Review by Gorrman Lee.
Pen-ek Ratanaruang’s Ploy follows a Thai married couple, Dang and Wit, as they return to Bangkok for a funeral after living in America for seven years. When they check into a luxury hotel early in the morning, Wit meets a sexy young teenaged girl in the hotel bar, named Ploy. Upon hearing that Ploy is waiting alone for her mother, Wit invites her to his room to rest and wash up. What follows is the story of rising tension between Wit, his wife Dang, and the young Ploy, while a hotel bartender and a maid meet for a sexual encounter down the hallway.
Ploy is utterly disorienting, and yet strangely compelling. As soon as the film begins, the viewer is thrown into the middle of a scene with absolutely no bearings. Wit and Dang are on an airplane, but where are they going? Who are they?

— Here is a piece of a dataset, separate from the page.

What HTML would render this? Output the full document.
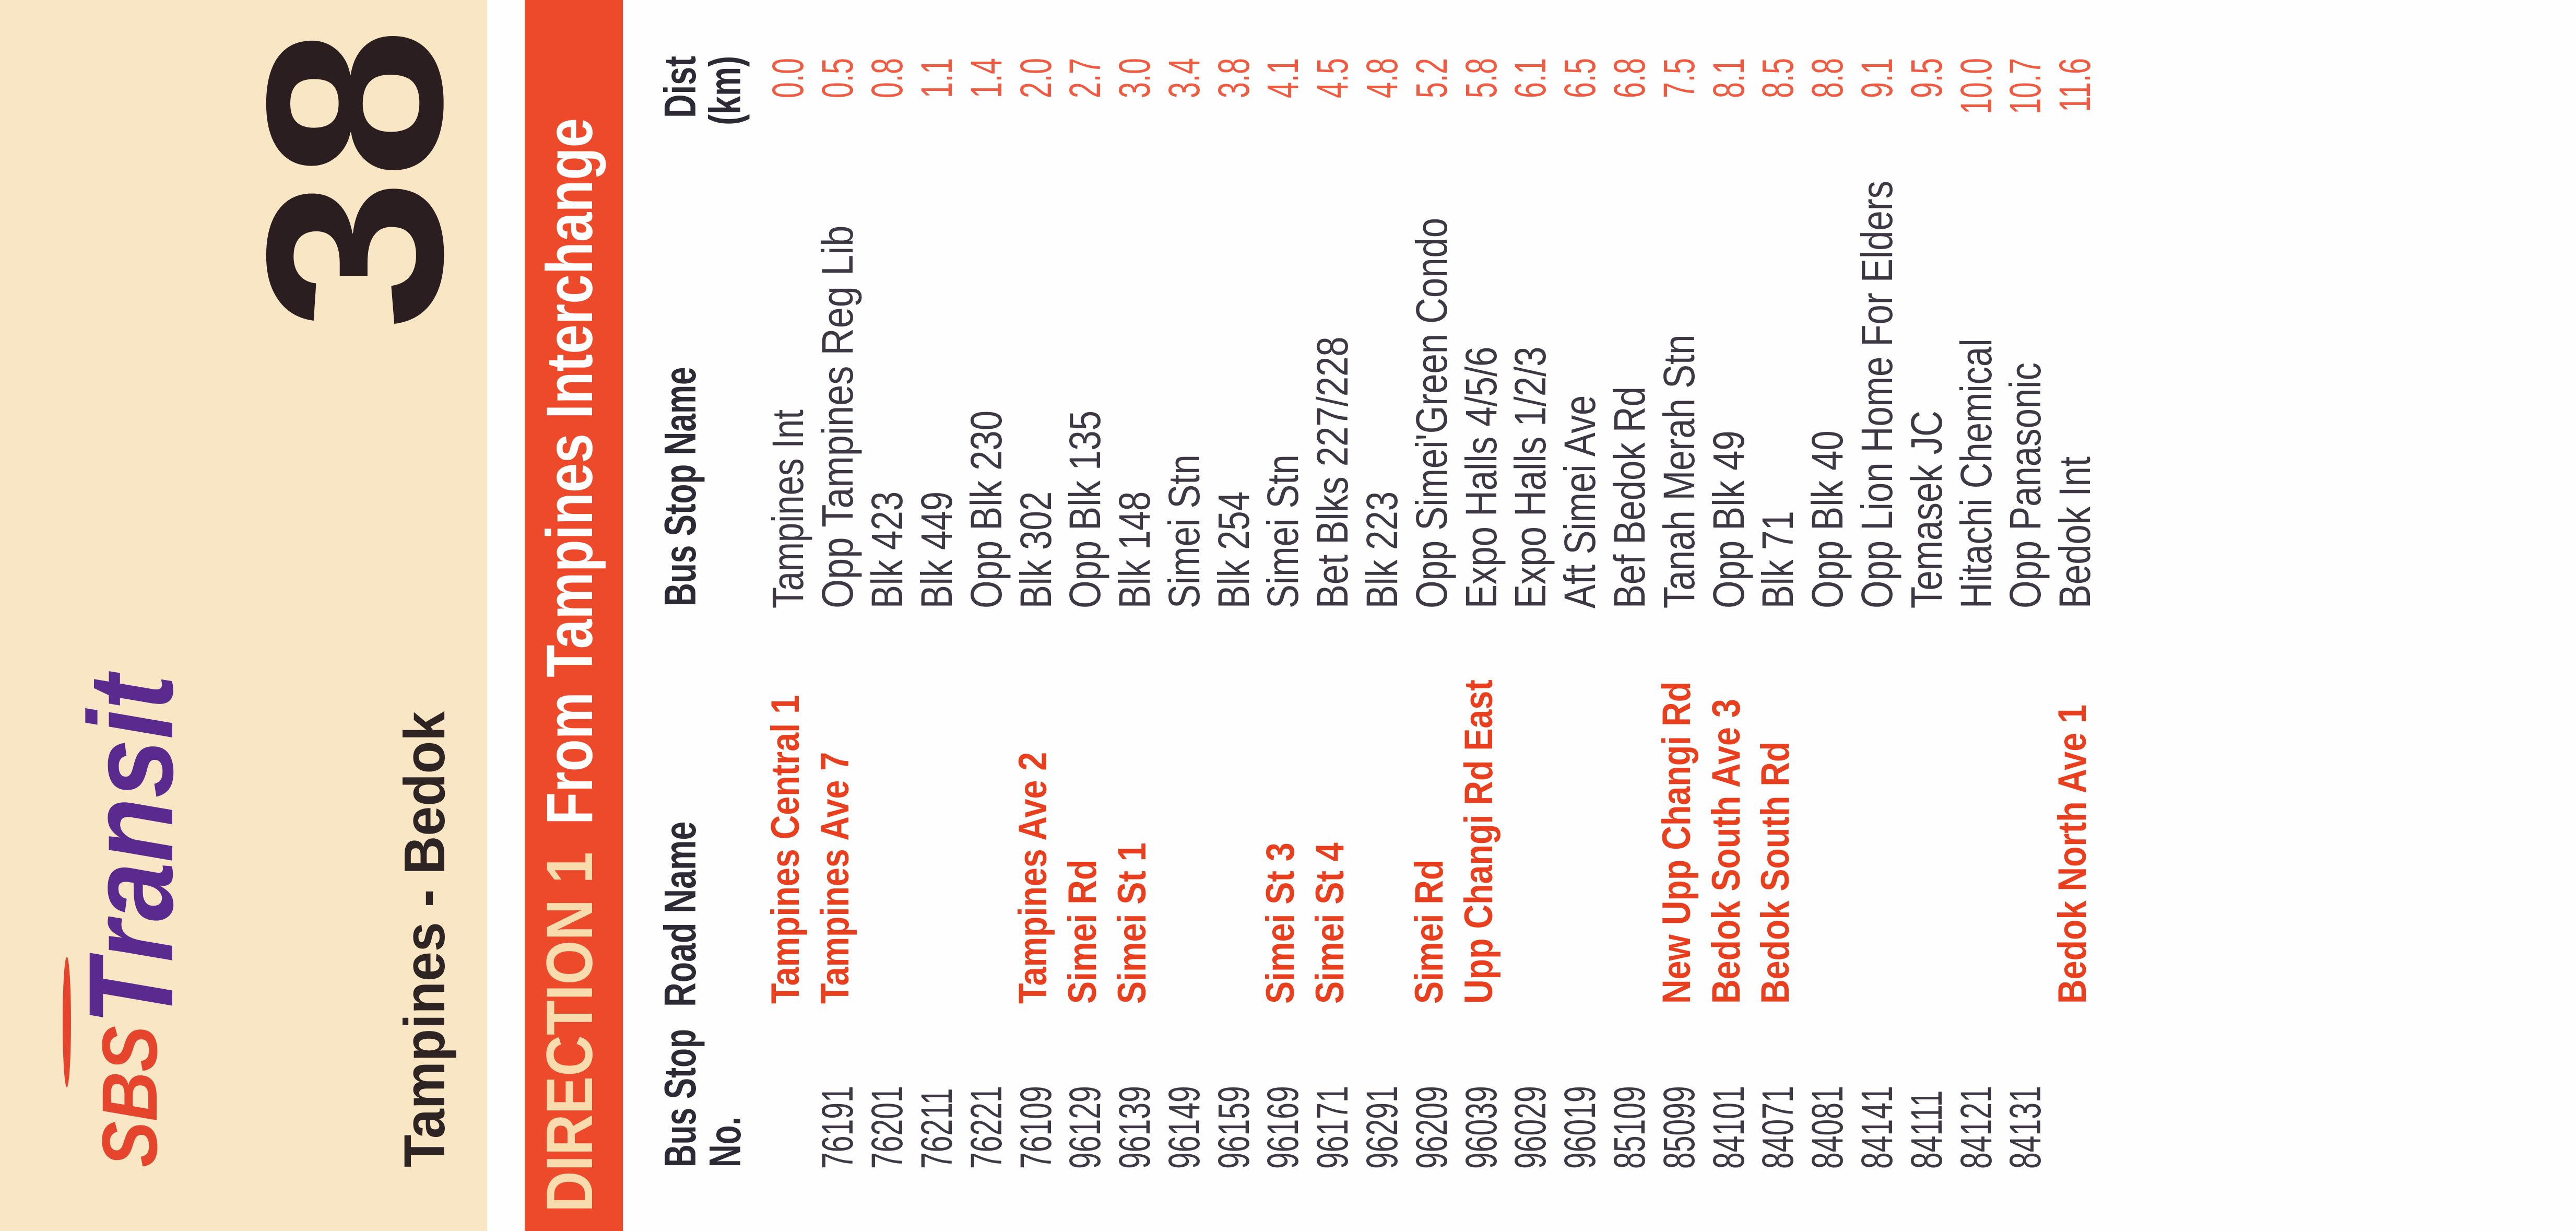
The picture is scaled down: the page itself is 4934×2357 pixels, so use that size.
<!DOCTYPE html>
<html><head><meta charset="utf-8"><style>
html,body{margin:0;padding:0;background:#fff;}
svg{display:block;}
</style></head><body>
<svg width="4934" height="2357" viewBox="0 0 4934 2357" xmlns="http://www.w3.org/2000/svg">
<rect x="0" y="0" width="4934" height="2357" fill="#fefefe"/>
<rect x="0" y="0" width="933" height="2357" fill="#f9e6c4"/>
<rect x="1005" y="0" width="188" height="2357" fill="#ec4a2b"/>
<g transform="translate(0,2357) rotate(-90)" font-family="Liberation Sans, sans-serif">
  <ellipse cx="400" cy="128" rx="125" ry="8" fill="#e5452c"/>
  <text x="122" y="300" font-size="150" font-weight="bold" font-style="italic" fill="#e5452c" textLength="271" lengthAdjust="spacingAndGlyphs">SBS</text>
  <text x="395" y="330" font-size="230" font-weight="bold" font-style="italic" fill="#5a2a8e" textLength="670" lengthAdjust="spacingAndGlyphs">Transit</text>
  <text x="122" y="851" font-size="110" font-weight="bold" fill="#2e2424" textLength="873" lengthAdjust="spacingAndGlyphs">Tampines - Bedok</text>
  <text x="1725" y="845" font-size="480" font-weight="bold" fill="#2a1e20" textLength="579" lengthAdjust="spacingAndGlyphs">38</text>
  <text x="36" y="1134" font-size="125" font-weight="bold" fill="#f8dcae" textLength="690" lengthAdjust="spacingAndGlyphs">DIRECTION 1</text>
  <text x="778" y="1134" font-size="125" font-weight="bold" fill="#ffffff" textLength="1353" lengthAdjust="spacingAndGlyphs">From Tampines Interchange</text>
  <g font-weight="bold" font-size="85" fill="#2e2a35">
    <text transform="translate(122,1332) scale(0.71,1)">Bus Stop</text>
    <text transform="translate(122,1418) scale(0.71,1)">No.</text>
    <text transform="translate(429,1332) scale(0.76,1)">Road Name</text>
    <text transform="translate(1196,1332) scale(0.73,1)">Bus Stop Name</text>
    <text transform="translate(2250,1332) scale(0.74,1)" text-anchor="end">Dist</text>
    <text transform="translate(2250,1418) scale(0.74,1)" text-anchor="end">(km)</text>
  </g>
  <g font-size="84" fill="#3e3845">
    <text transform="translate(119,1633) scale(0.68,1)">76191</text>
    <text transform="translate(119,1728) scale(0.68,1)">76201</text>
    <text transform="translate(119,1823) scale(0.68,1)">76211</text>
    <text transform="translate(119,1918) scale(0.68,1)">76221</text>
    <text transform="translate(119,2013) scale(0.68,1)">76109</text>
    <text transform="translate(119,2107) scale(0.68,1)">96129</text>
    <text transform="translate(119,2202) scale(0.68,1)">96139</text>
    <text transform="translate(119,2297) scale(0.68,1)">96149</text>
    <text transform="translate(119,2392) scale(0.68,1)">96159</text>
    <text transform="translate(119,2486) scale(0.68,1)">96169</text>
    <text transform="translate(119,2581) scale(0.68,1)">96171</text>
    <text transform="translate(119,2676) scale(0.68,1)">96291</text>
    <text transform="translate(119,2771) scale(0.68,1)">96209</text>
    <text transform="translate(119,2866) scale(0.68,1)">96039</text>
    <text transform="translate(119,2960) scale(0.68,1)">96029</text>
    <text transform="translate(119,3055) scale(0.68,1)">96019</text>
    <text transform="translate(119,3150) scale(0.68,1)">85109</text>
    <text transform="translate(119,3245) scale(0.68,1)">85099</text>
    <text transform="translate(119,3340) scale(0.68,1)">84101</text>
    <text transform="translate(119,3434) scale(0.68,1)">84071</text>
    <text transform="translate(119,3529) scale(0.68,1)">84081</text>
    <text transform="translate(119,3624) scale(0.68,1)">84141</text>
    <text transform="translate(119,3719) scale(0.68,1)">84111</text>
    <text transform="translate(119,3814) scale(0.68,1)">84121</text>
    <text transform="translate(119,3908) scale(0.68,1)">84131</text>
  </g>
  <g font-size="76" font-weight="bold" fill="#e8401f">
    <text transform="translate(435,1530) scale(0.85,1)">Tampines Central 1</text>
    <text transform="translate(435,1625) scale(0.85,1)">Tampines Ave 7</text>
    <text transform="translate(435,2004) scale(0.85,1)">Tampines Ave 2</text>
    <text transform="translate(435,2099) scale(0.85,1)">Simei Rd</text>
    <text transform="translate(435,2194) scale(0.85,1)">Simei St 1</text>
    <text transform="translate(435,2478) scale(0.85,1)">Simei St 3</text>
    <text transform="translate(435,2573) scale(0.85,1)">Simei St 4</text>
    <text transform="translate(435,2763) scale(0.85,1)">Simei Rd</text>
    <text transform="translate(435,2858) scale(0.85,1)">Upp Changi Rd East</text>
    <text transform="translate(435,3237) scale(0.85,1)">New Upp Changi Rd</text>
    <text transform="translate(435,3332) scale(0.85,1)">Bedok South Ave 3</text>
    <text transform="translate(435,3426) scale(0.85,1)">Bedok South Rd</text>
    <text transform="translate(435,3995) scale(0.85,1)">Bedok North Ave 1</text>
  </g>
  <g font-size="84" fill="#3e3845">
    <text transform="translate(1192,1538) scale(0.8,1)">Tampines Int</text>
    <text transform="translate(1192,1633) scale(0.86,1)">Opp Tampines Reg Lib</text>
    <text transform="translate(1192,1728) scale(0.8,1)">Blk 423</text>
    <text transform="translate(1192,1823) scale(0.8,1)">Blk 449</text>
    <text transform="translate(1192,1918) scale(0.82,1)">Opp Blk 230</text>
    <text transform="translate(1192,2013) scale(0.8,1)">Blk 302</text>
    <text transform="translate(1192,2107) scale(0.82,1)">Opp Blk 135</text>
    <text transform="translate(1192,2202) scale(0.8,1)">Blk 148</text>
    <text transform="translate(1192,2297) scale(0.82,1)">Simei Stn</text>
    <text transform="translate(1192,2392) scale(0.8,1)">Blk 254</text>
    <text transform="translate(1192,2486) scale(0.82,1)">Simei Stn</text>
    <text transform="translate(1192,2581) scale(0.82,1)">Bet Blks 227/228</text>
    <text transform="translate(1192,2676) scale(0.8,1)">Blk 223</text>
    <text transform="translate(1192,2771) scale(0.82,1)">Opp Simei'Green Condo</text>
    <text transform="translate(1192,2866) scale(0.82,1)">Expo Halls 4/5/6</text>
    <text transform="translate(1192,2960) scale(0.82,1)">Expo Halls 1/2/3</text>
    <text transform="translate(1192,3055) scale(0.82,1)">Aft Simei Ave</text>
    <text transform="translate(1192,3150) scale(0.82,1)">Bef Bedok Rd</text>
    <text transform="translate(1192,3245) scale(0.82,1)">Tanah Merah Stn</text>
    <text transform="translate(1192,3340) scale(0.82,1)">Opp Blk 49</text>
    <text transform="translate(1192,3434) scale(0.8,1)">Blk 71</text>
    <text transform="translate(1192,3529) scale(0.82,1)">Opp Blk 40</text>
    <text transform="translate(1192,3624) scale(0.82,1)">Opp Lion Home For Elders</text>
    <text transform="translate(1192,3719) scale(0.82,1)">Temasek JC</text>
    <text transform="translate(1192,3814) scale(0.82,1)">Hitachi Chemical</text>
    <text transform="translate(1192,3908) scale(0.82,1)">Opp Panasonic</text>
    <text transform="translate(1192,4003) scale(0.82,1)">Bedok Int</text>
  </g>
  <g font-size="84" fill="#ef5a40" text-anchor="end">
    <text transform="translate(2246,1538) scale(0.66,1)">0.0</text>
    <text transform="translate(2246,1633) scale(0.66,1)">0.5</text>
    <text transform="translate(2246,1728) scale(0.66,1)">0.8</text>
    <text transform="translate(2246,1823) scale(0.66,1)">1.1</text>
    <text transform="translate(2246,1918) scale(0.66,1)">1.4</text>
    <text transform="translate(2246,2013) scale(0.66,1)">2.0</text>
    <text transform="translate(2246,2107) scale(0.66,1)">2.7</text>
    <text transform="translate(2246,2202) scale(0.66,1)">3.0</text>
    <text transform="translate(2246,2297) scale(0.66,1)">3.4</text>
    <text transform="translate(2246,2392) scale(0.66,1)">3.8</text>
    <text transform="translate(2246,2486) scale(0.66,1)">4.1</text>
    <text transform="translate(2246,2581) scale(0.66,1)">4.5</text>
    <text transform="translate(2246,2676) scale(0.66,1)">4.8</text>
    <text transform="translate(2246,2771) scale(0.66,1)">5.2</text>
    <text transform="translate(2246,2866) scale(0.66,1)">5.8</text>
    <text transform="translate(2246,2960) scale(0.66,1)">6.1</text>
    <text transform="translate(2246,3055) scale(0.66,1)">6.5</text>
    <text transform="translate(2246,3150) scale(0.66,1)">6.8</text>
    <text transform="translate(2246,3245) scale(0.66,1)">7.5</text>
    <text transform="translate(2246,3340) scale(0.66,1)">8.1</text>
    <text transform="translate(2246,3434) scale(0.66,1)">8.5</text>
    <text transform="translate(2246,3529) scale(0.66,1)">8.8</text>
    <text transform="translate(2246,3624) scale(0.66,1)">9.1</text>
    <text transform="translate(2246,3719) scale(0.66,1)">9.5</text>
    <text transform="translate(2246,3814) scale(0.66,1)">10.0</text>
    <text transform="translate(2246,3908) scale(0.66,1)">10.7</text>
    <text transform="translate(2246,4003) scale(0.66,1)">11.6</text>
  </g>
</g>
</svg>
</body></html>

They don’t speak to each other, but their distant body language and the voyeuristic camera work urge us to stay and find out.
Ploy’s style is all about throwing the viewer questions, one after another. The dialogue is sparse and gives very little exposition, but is well-written and satisfying. Things happen very slowly, and tension builds, and, often, we’re not told why. When the few fast-paced moments do occur they are completely jarring and unexpected, leaving the viewer to think, “What just happened?” The style and narrative of the film also abruptly shift several times with no explanation. And just who are the bartender and maid, and why should we care?
Ultimately, Ploy is for the viewer who likes to engage and work. Anyone who is expecting a solid three-act storyline will be disappointed with the film’s slowness.